PROBLEM TO WORK ON. Wherever the word "React" appears in a line, extract that line.

DATA SECTION.
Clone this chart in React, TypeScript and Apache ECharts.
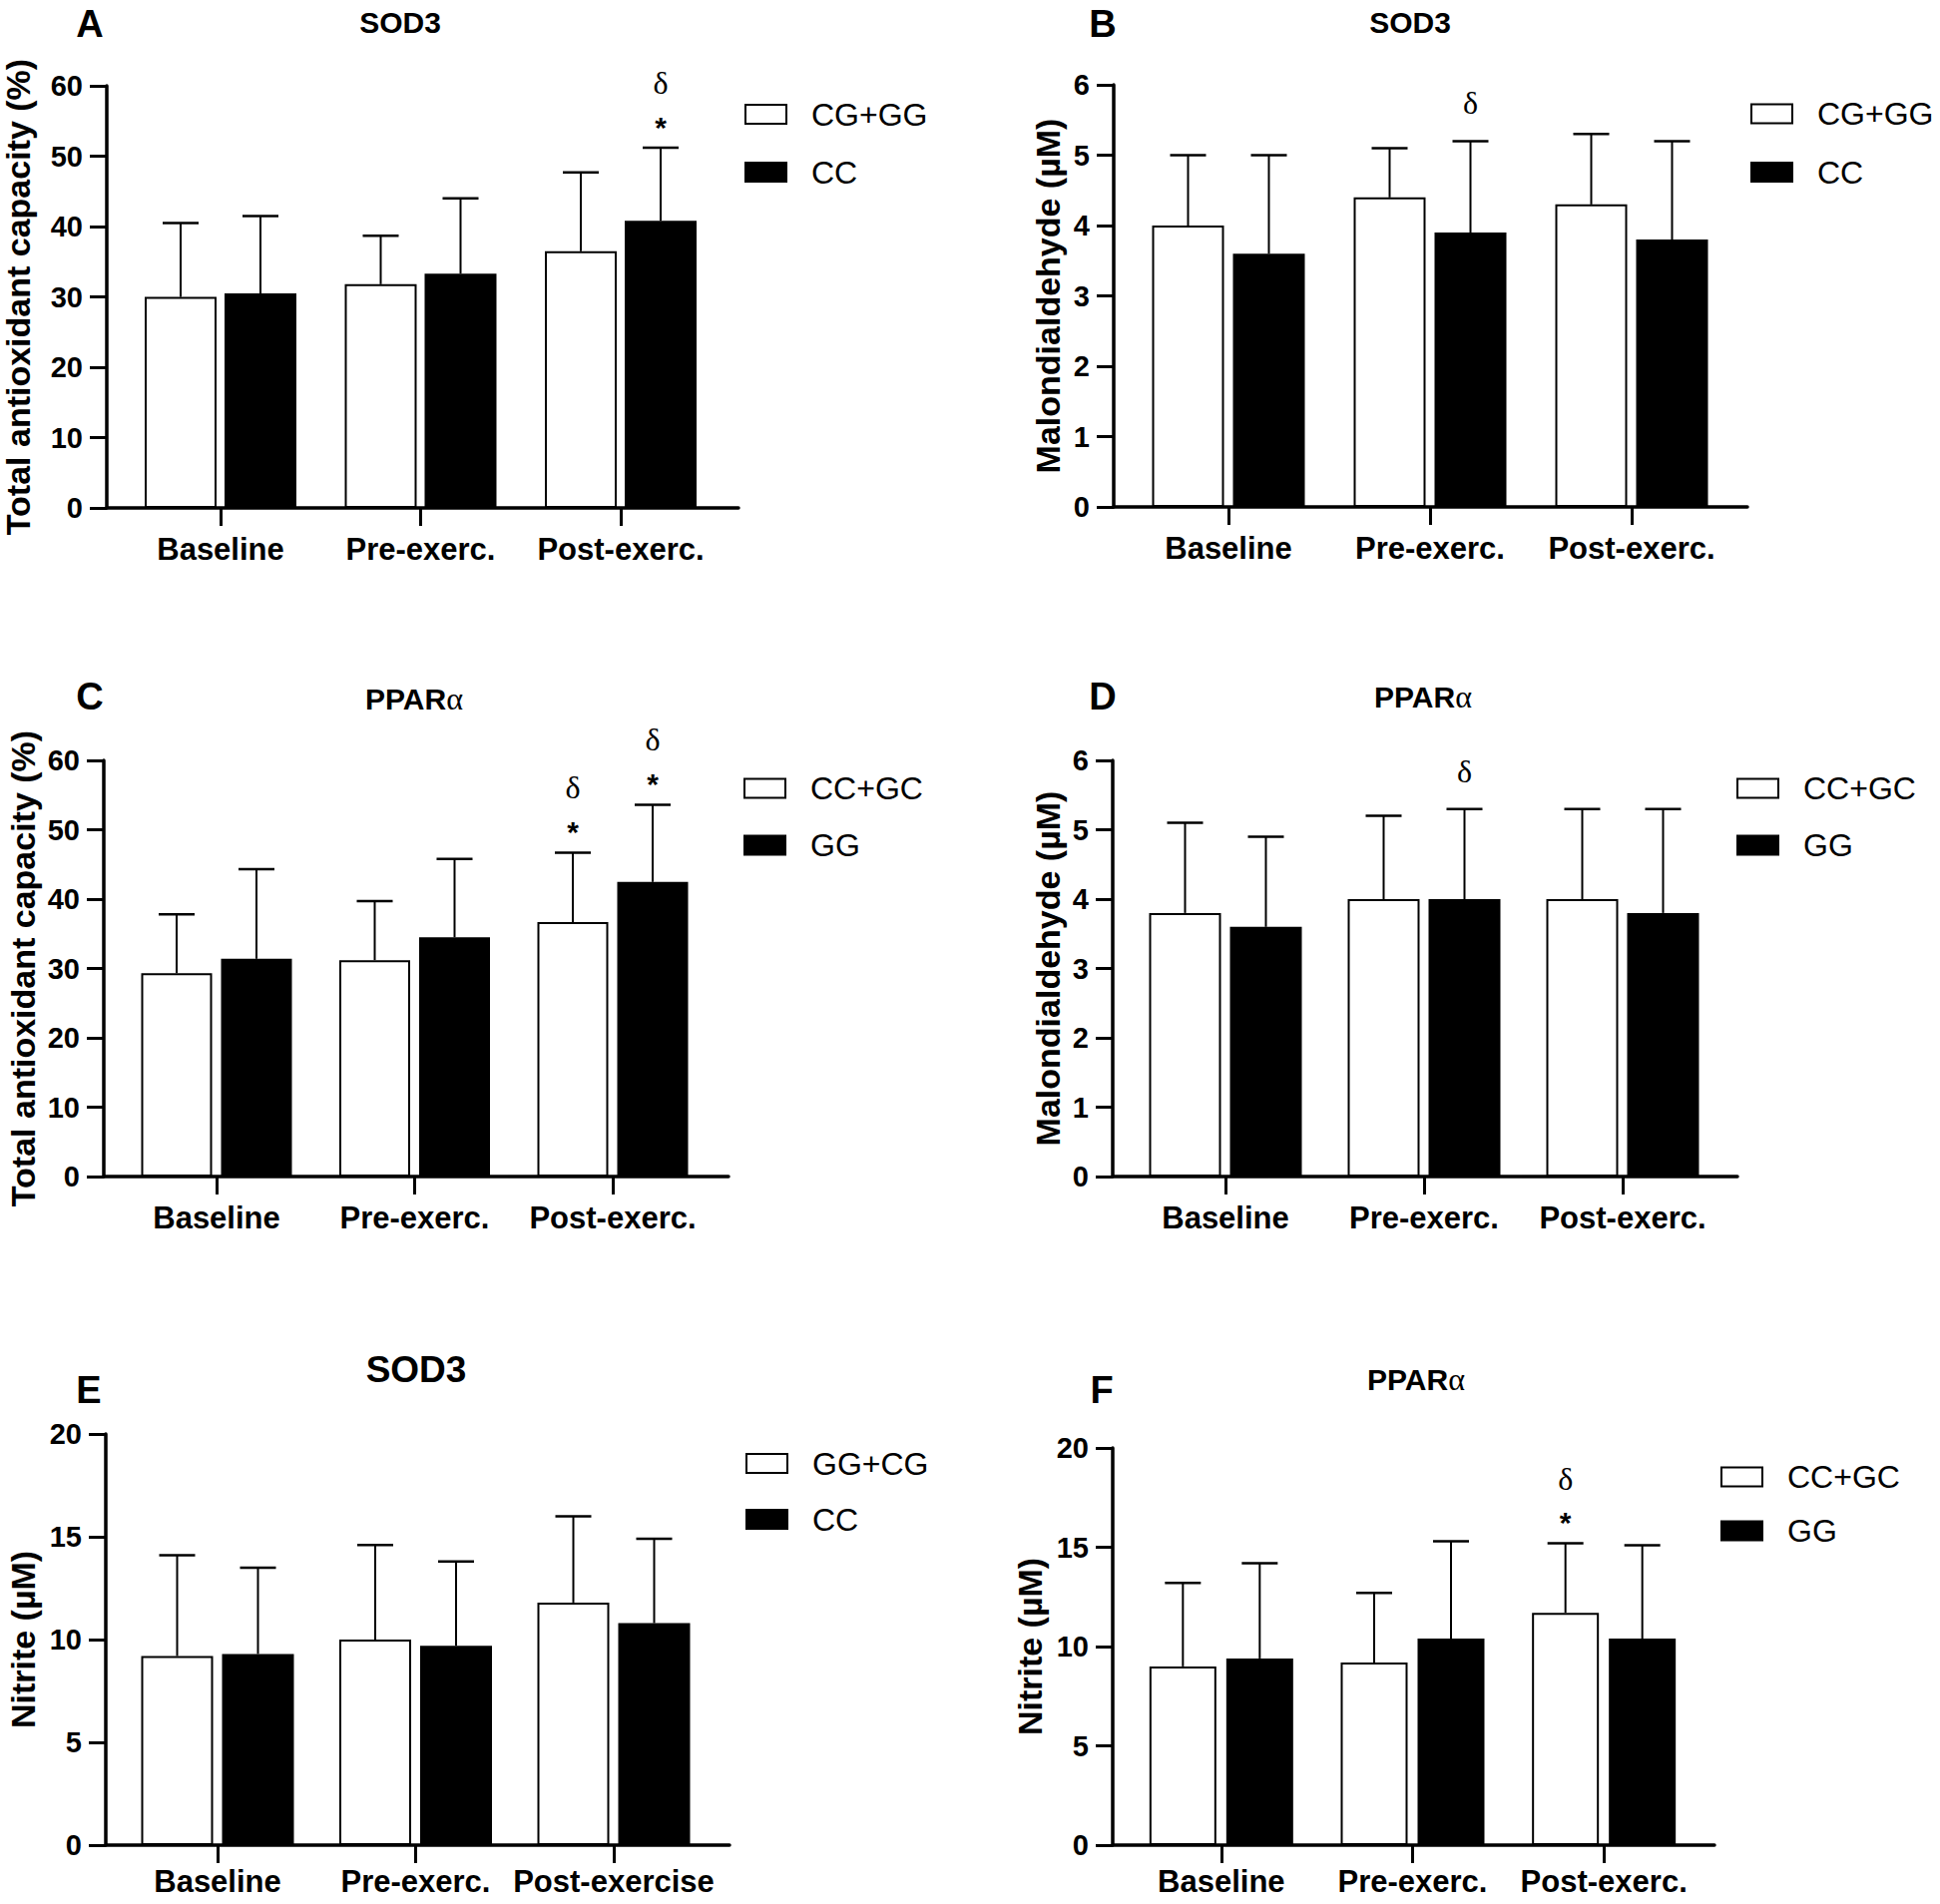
import React, { useEffect, useRef } from "react";
import * as echarts from "echarts";

// ---------------- DATA ----------------
const CATEGORIES = ["Baseline", "Pre-exerc.", "Post-exerc."];
const CATEGORIES_E = ["Baseline", "Pre-exerc.", "Post-exercise"];

// Panel A
const A_TITLE = "SOD3";
const A_Y_NAME = "Total antioxidant capacity (%)";
const A_Y_MAX = 60;
const A_Y_STEP = 10;
const A_GROUP_1 = "CG+GG";
const A_GROUP_2 = "CC";
const A_MEAN_1 = [30.0, 31.8, 36.5];
const A_UPPER_1 = [40.5, 38.7, 47.7];
const A_MEAN_2 = [30.5, 33.3, 40.8];
const A_UPPER_2 = [41.5, 44.0, 51.2];
const A_MARK_1 = ["", "", ""];
const A_MARK_2 = ["", "", "δ*"];

// Panel B
const B_TITLE = "SOD3";
const B_Y_NAME = "Malondialdehyde (µM)";
const B_Y_MAX = 6;
const B_Y_STEP = 1;
const B_GROUP_1 = "CG+GG";
const B_GROUP_2 = "CC";
const B_MEAN_1 = [4.0, 4.4, 4.3];
const B_UPPER_1 = [5.0, 5.1, 5.3];
const B_MEAN_2 = [3.6, 3.9, 3.8];
const B_UPPER_2 = [5.0, 5.2, 5.2];
const B_MARK_1 = ["", "", ""];
const B_MARK_2 = ["", "δ", ""];

// Panel C
const C_TITLE = "PPARα";
const C_Y_NAME = "Total antioxidant capacity (%)";
const C_Y_MAX = 60;
const C_Y_STEP = 10;
const C_GROUP_1 = "CC+GC";
const C_GROUP_2 = "GG";
const C_MEAN_1 = [29.3, 31.2, 36.7];
const C_UPPER_1 = [37.8, 39.7, 46.7];
const C_MEAN_2 = [31.4, 34.5, 42.5];
const C_UPPER_2 = [44.3, 45.8, 53.6];
const C_MARK_1 = ["", "", "δ*"];
const C_MARK_2 = ["", "", "δ*"];

// Panel D
const D_TITLE = "PPARα";
const D_Y_NAME = "Malondialdehyde (µM)";
const D_Y_MAX = 6;
const D_Y_STEP = 1;
const D_GROUP_1 = "CC+GC";
const D_GROUP_2 = "GG";
const D_MEAN_1 = [3.8, 4.0, 4.0];
const D_UPPER_1 = [5.1, 5.2, 5.3];
const D_MEAN_2 = [3.6, 4.0, 3.8];
const D_UPPER_2 = [4.9, 5.3, 5.3];
const D_MARK_1 = ["", "", ""];
const D_MARK_2 = ["", "δ", ""];

// Panel E
const E_TITLE = "SOD3";
const E_Y_NAME = "Nitrite (µM)";
const E_Y_MAX = 20;
const E_Y_STEP = 5;
const E_GROUP_1 = "GG+CG";
const E_GROUP_2 = "CC";
const E_MEAN_1 = [9.2, 10.0, 11.8];
const E_UPPER_1 = [14.1, 14.6, 16.0];
const E_MEAN_2 = [9.3, 9.7, 10.8];
const E_UPPER_2 = [13.5, 13.8, 14.9];
const E_MARK_1 = ["", "", ""];
const E_MARK_2 = ["", "", ""];

// Panel F
const F_TITLE = "PPARα";
const F_Y_NAME = "Nitrite (µM)";
const F_Y_MAX = 20;
const F_Y_STEP = 5;
const F_GROUP_1 = "CC+GC";
const F_GROUP_2 = "GG";
const F_MEAN_1 = [9.0, 9.2, 11.7];
const F_UPPER_1 = [13.2, 12.7, 15.2];
const F_MEAN_2 = [9.4, 10.4, 10.4];
const F_UPPER_2 = [14.2, 15.3, 15.1];
const F_MARK_1 = ["", "", "δ*"];
const F_MARK_2 = ["", "", ""];

// ---------------- STYLE / LAYOUT ----------------
const SANS = "'Liberation Sans', Arial, Helvetica, sans-serif";
const SERIF = "'Liberation Serif', 'Times New Roman', Times, serif";

type Layout = {
  letter: [number, number];
  title: [number, number];
  titleSize: number;
  axisX: number;
  axisEnd: number;
  top: number;
  bottom: number;
  catLeft: number;
  catRight: number;
  barWidth: number;
  barGapPx: number;
  nameGap: number;
  labelMargin: number;
  legend: [number, number, number];
};

const LAYOUT_A: Layout = { letter: [90, 24], title: [401, 22], titleSize: 30, axisX: 106, axisEnd: 740, top: 86, bottom: 509, catLeft: 120.75, catRight: 722.25, barWidth: 72, barGapPx: 8, nameGap: 72, labelMargin: 26, legend: [746, 98.5, 26] };
const LAYOUT_B: Layout = { letter: [1105, 24], title: [1413, 22], titleSize: 30, axisX: 1116, axisEnd: 1751, top: 85, bottom: 508, catLeft: 1130, catRight: 1736, barWidth: 72, barGapPx: 9, nameGap: 49, labelMargin: 26, legend: [1754, 98, 26.5] };
const LAYOUT_C: Layout = { letter: [90, 698], title: [415, 700], titleSize: 30, axisX: 104, axisEnd: 730, top: 762, bottom: 1179, catLeft: 117.75, catRight: 713.25, barWidth: 71, barGapPx: 9, nameGap: 64, labelMargin: 26, legend: [745, 774, 25] };
const LAYOUT_D: Layout = { letter: [1105, 698], title: [1426, 698], titleSize: 30, axisX: 1115, axisEnd: 1741, top: 762, bottom: 1179, catLeft: 1128.5, catRight: 1725.5, barWidth: 72, barGapPx: 9, nameGap: 48, labelMargin: 26, legend: [1740, 774, 25] };
const LAYOUT_E: Layout = { letter: [89, 1393], title: [417, 1372], titleSize: 37, axisX: 106, axisEnd: 731, top: 1437, bottom: 1849, catLeft: 118.75, catRight: 714.25, barWidth: 72, barGapPx: 9, nameGap: 66, labelMargin: 21, legend: [747, 1450.5, 24] };
const LAYOUT_F: Layout = { letter: [1104, 1393], title: [1419, 1382], titleSize: 30, axisX: 1115, axisEnd: 1718, top: 1451, bottom: 1849, catLeft: 1128, catRight: 1703, barWidth: 67, barGapPx: 10, nameGap: 66, labelMargin: 21, legend: [1724, 1464, 22] };

const PANELS = [
  { letter: "A", title: A_TITLE, yName: A_Y_NAME, yMax: A_Y_MAX, yStep: A_Y_STEP, cats: CATEGORIES, groups: [A_GROUP_1, A_GROUP_2], means: [A_MEAN_1, A_MEAN_2], uppers: [A_UPPER_1, A_UPPER_2], marks: [A_MARK_1, A_MARK_2], L: LAYOUT_A },
  { letter: "B", title: B_TITLE, yName: B_Y_NAME, yMax: B_Y_MAX, yStep: B_Y_STEP, cats: CATEGORIES, groups: [B_GROUP_1, B_GROUP_2], means: [B_MEAN_1, B_MEAN_2], uppers: [B_UPPER_1, B_UPPER_2], marks: [B_MARK_1, B_MARK_2], L: LAYOUT_B },
  { letter: "C", title: C_TITLE, yName: C_Y_NAME, yMax: C_Y_MAX, yStep: C_Y_STEP, cats: CATEGORIES, groups: [C_GROUP_1, C_GROUP_2], means: [C_MEAN_1, C_MEAN_2], uppers: [C_UPPER_1, C_UPPER_2], marks: [C_MARK_1, C_MARK_2], L: LAYOUT_C },
  { letter: "D", title: D_TITLE, yName: D_Y_NAME, yMax: D_Y_MAX, yStep: D_Y_STEP, cats: CATEGORIES, groups: [D_GROUP_1, D_GROUP_2], means: [D_MEAN_1, D_MEAN_2], uppers: [D_UPPER_1, D_UPPER_2], marks: [D_MARK_1, D_MARK_2], L: LAYOUT_D },
  { letter: "E", title: E_TITLE, yName: E_Y_NAME, yMax: E_Y_MAX, yStep: E_Y_STEP, cats: CATEGORIES_E, groups: [E_GROUP_1, E_GROUP_2], means: [E_MEAN_1, E_MEAN_2], uppers: [E_UPPER_1, E_UPPER_2], marks: [E_MARK_1, E_MARK_2], L: LAYOUT_E },
  { letter: "F", title: F_TITLE, yName: F_Y_NAME, yMax: F_Y_MAX, yStep: F_Y_STEP, cats: CATEGORIES, groups: [F_GROUP_1, F_GROUP_2], means: [F_MEAN_1, F_MEAN_2], uppers: [F_UPPER_1, F_UPPER_2], marks: [F_MARK_1, F_MARK_2], L: LAYOUT_F },
];

const AXIS_W = 3.5;
const TICK_W = 3;
const ERR_W = 2;
const CAP_W = 2.5;
const CAP_HALF = 18;
const STAR_OFFSET = 21;
const DELTA_OFFSET_STAR = 65;
const DELTA_OFFSET = 38;

function buildOption() {
  const grid: any[] = [];
  const xAxis: any[] = [];
  const yAxis: any[] = [];
  const series: any[] = [];
  const legend: any[] = [];
  const graphic: any[] = [];

  PANELS.forEach((p, i) => {
    const L = p.L;
    const g0 = i * 2;
    const g1 = i * 2 + 1;
    const h = L.bottom - L.top;

    grid.push({ left: L.axisX, top: L.top, width: L.axisEnd - L.axisX, height: h });
    grid.push({ left: L.catLeft, top: L.top, width: L.catRight - L.catLeft, height: h });

    xAxis.push({
      gridIndex: g0, type: "value", min: 0, max: 1,
      axisLine: { show: true, onZero: false, lineStyle: { color: "#000", width: AXIS_W } },
      axisTick: { show: false }, axisLabel: { show: false }, splitLine: { show: false },
    });
    xAxis.push({
      gridIndex: g1, type: "category", data: p.cats,
      axisLine: { show: false },
      axisTick: { show: true, alignWithLabel: true, interval: 0, length: 18, lineStyle: { color: "#000", width: TICK_W } },
      axisLabel: { interval: 0, hideOverlap: false, fontSize: 31, fontWeight: "bold", color: "#000", fontFamily: SANS, margin: L.labelMargin },
      splitLine: { show: false },
    });

    yAxis.push({
      gridIndex: g0, type: "value", min: 0, max: p.yMax, interval: p.yStep,
      name: p.yName, nameLocation: "middle", nameGap: L.nameGap,
      nameTextStyle: { fontSize: 34, fontWeight: "bold", color: "#000", fontFamily: SANS },
      axisLine: { show: true, onZero: false, lineStyle: { color: "#000", width: AXIS_W } },
      axisTick: { show: true, length: 17, lineStyle: { color: "#000", width: TICK_W } },
      axisLabel: { fontSize: 29, fontWeight: "bold", color: "#000", fontFamily: SANS, margin: 24 },
      splitLine: { show: false },
    });
    yAxis.push({ gridIndex: g1, type: "value", min: 0, max: p.yMax, interval: p.yStep, show: false });

    [0, 1].forEach((s) => {
      series.push({
        type: "bar", name: p.groups[s], xAxisIndex: g1, yAxisIndex: g1,
        data: p.means[s], barWidth: L.barWidth, barGap: ((L.barGapPx / L.barWidth) * 100).toFixed(2) + "%",
        itemStyle: { color: s === 0 ? "#ffffff" : "#000000", borderColor: "#000", borderWidth: 2 },
        emphasis: { disabled: true }, silent: true,
      });
    });

    [0, 1].forEach((s) => {
      const off = (s === 0 ? -1 : 1) * (L.barWidth + L.barGapPx) / 2;
      const marks = p.marks[s];
      series.push({
        type: "custom", xAxisIndex: g1, yAxisIndex: g1, silent: true, z: 5,
        data: p.means[s].map((m, k) => [k, m, p.uppers[s][k]]),
        renderItem: (params: any, api: any) => {
          const k = api.value(0);
          const b = api.coord([k, api.value(1)]);
          const t = api.coord([k, api.value(2)]);
          const x = b[0] + off;
          const children: any[] = [
            { type: "line", shape: { x1: x, y1: b[1], x2: x, y2: t[1] }, style: { stroke: "#000", lineWidth: ERR_W } },
            { type: "line", shape: { x1: x - CAP_HALF, y1: t[1], x2: x + CAP_HALF, y2: t[1] }, style: { stroke: "#000", lineWidth: CAP_W } },
          ];
          const mk = marks[params.dataIndex] || "";
          const star = mk.indexOf("*") >= 0;
          if (star) {
            children.push({
              type: "text", x, y: t[1] - STAR_OFFSET,
              style: { text: "*", fontFamily: SANS, fontWeight: "bold", fontSize: 30, fill: "#000", align: "center", verticalAlign: "middle" },
            });
          }
          if (mk.indexOf("δ") >= 0) {
            children.push({
              type: "text", x, y: t[1] - (star ? DELTA_OFFSET_STAR : DELTA_OFFSET),
              style: { text: "δ", fontFamily: SERIF, fontSize: 32, fill: "#000", align: "center", verticalAlign: "middle" },
            });
          }
          return { type: "group", children };
        },
      });
    });

    legend.push({
      data: p.groups, orient: "vertical", left: L.legend[0], top: L.legend[1], itemGap: L.legend[2],
      padding: 0, itemWidth: 41, itemHeight: 19, icon: "rect", selectedMode: false,
      itemStyle: { borderColor: "#000", borderWidth: 2 },
      textStyle: { fontSize: 32, lineHeight: 32, color: "#000", fontFamily: SANS, padding: [0, 0, 0, 20] },
    });

    graphic.push({
      type: "text", x: L.letter[0], y: L.letter[1], silent: true,
      style: { text: p.letter, fontFamily: SANS, fontWeight: "bold", fontSize: 38, fill: "#000", align: "center", verticalAlign: "middle" },
    });
    const hasAlpha = p.title.indexOf("α") >= 0;
    graphic.push({
      type: "text", x: L.title[0], y: L.title[1], silent: true,
      style: hasAlpha
        ? {
            text: "{a|" + p.title.replace("α", "") + "}{b|α}",
            align: "center", verticalAlign: "middle",
            rich: {
              a: { fontFamily: SANS, fontWeight: "bold", fontSize: L.titleSize, fill: "#000" },
              b: { fontFamily: SERIF, fontSize: L.titleSize + 2, fill: "#000" },
            },
          }
        : { text: p.title, fontFamily: SANS, fontWeight: "bold", fontSize: L.titleSize, fill: "#000", align: "center", verticalAlign: "middle" },
    });
  });

  return {
    animation: false,
    backgroundColor: "#ffffff",
    textStyle: { fontFamily: SANS },
    grid, xAxis, yAxis, series, legend, graphic,
  };
}

export default function App() {
  const ref = useRef<HTMLDivElement>(null);
  useEffect(() => {
    if (!ref.current) return;
    const chart = echarts.init(ref.current, null, { renderer: "svg" });
    chart.setOption(buildOption() as any);
    return () => chart.dispose();
  }, []);
  return <div ref={ref} style={{ position: "absolute", left: 0, top: 0, width: 1944, height: 1908, background: "#fff" }} />;
}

FINAL RESULT.
Clone this chart in React, TypeScript and Apache ECharts.
import React, { useEffect, useRef } from "react";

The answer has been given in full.